第一次来时是盛夏,我想要留下,他让我滚蛋。现在又是如此。人生可能就是由重复组成。
我在写字楼门前转了两圈,最后站在那棵我第一次来时的树下等他下班,这个位置既可以透过写字楼的玻璃幕墙看到电梯口,也可以看到停车场的出入口。坐在咖啡店就看不到进出停车场的车了,我不想错过他。
出入高级写字楼的人都是一样得光鲜亮丽,又面如死灰。中午饭点是放风时间,午休结束后,他们又拖着疲倦的步伐,回工位上继续劳改。

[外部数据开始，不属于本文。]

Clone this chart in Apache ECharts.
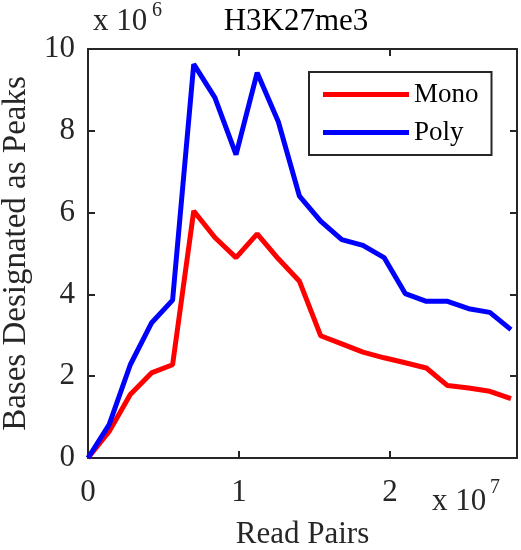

不知不觉间就站到了日落,我竟然也不觉得累,不知为何,我总是想起那张丢失明信片上的大海。海鸥在我眼前飞翔,沙砾闪烁如黄金。
眼看夜幕落下,星星点灯,池易暄终于从写字楼里出来了。
我有些意外,本以为他会开车回家,还在猜测他见到我时的反应:是面有愠色,还是疏远?如果是后者,我就打算在他从车库出口出来的瞬间跳到他的挡风玻璃上去。
然而他是走路出来的,和他一起出来的还有另一名穿着西装的男人。男人的体型比他大了一圈,模样五十多岁,两边稀疏头发被他尽力往中央梳,却也遮不住他的地中海。
地中海走到马路边,从口袋里摸出车钥匙,一辆距我不远处的白色宝马随即亮起了灯。我躲到树后,以为池易暄出于礼貌只会送他上车,却没想到他坐进了副驾。
车发动后,我的心提到了嗓子眼,再也顾不得其他,忙不迭地追在车后。
“哥,你要去哪儿?”
车窗紧闭,池易暄没有看到我,不然他一定会让地中海停车,下来掐我的衣领子。还好现在仍然是下班高峰期,市中心堵得水泄不通。刹车时亮起的红色尾灯刺激着我的神经,宝马在前面开,我就在人行道上追。碰上红灯了,我撑着膝盖喘气,绿灯了,就拿出百米冲刺的速度狂奔。
期间一个红灯,我摸出手机给池易暄打电话,这回听筒里的电子音持续了快一分钟才自动挂断。
他开了静音。
我传递出的信号,一头撞上南墙,怏怏死去。
哥,你打我吧,再揍我两拳吧,别这样折磨我。
追了半小时,宝马终于在一家西餐厅前停下,高级餐厅前的露天车位停满了小跑和suv,宝马绕着餐厅转了一圈又一圈,启动时的速度逐渐变快,也出现了越来越多的急刹,活像一匹暴躁的野马。而我是一条累垮的老狗,追了一条又一条街。
一刻钟了,宝马没找到车位,最终停到了两条街外,一条小巷道后的位置。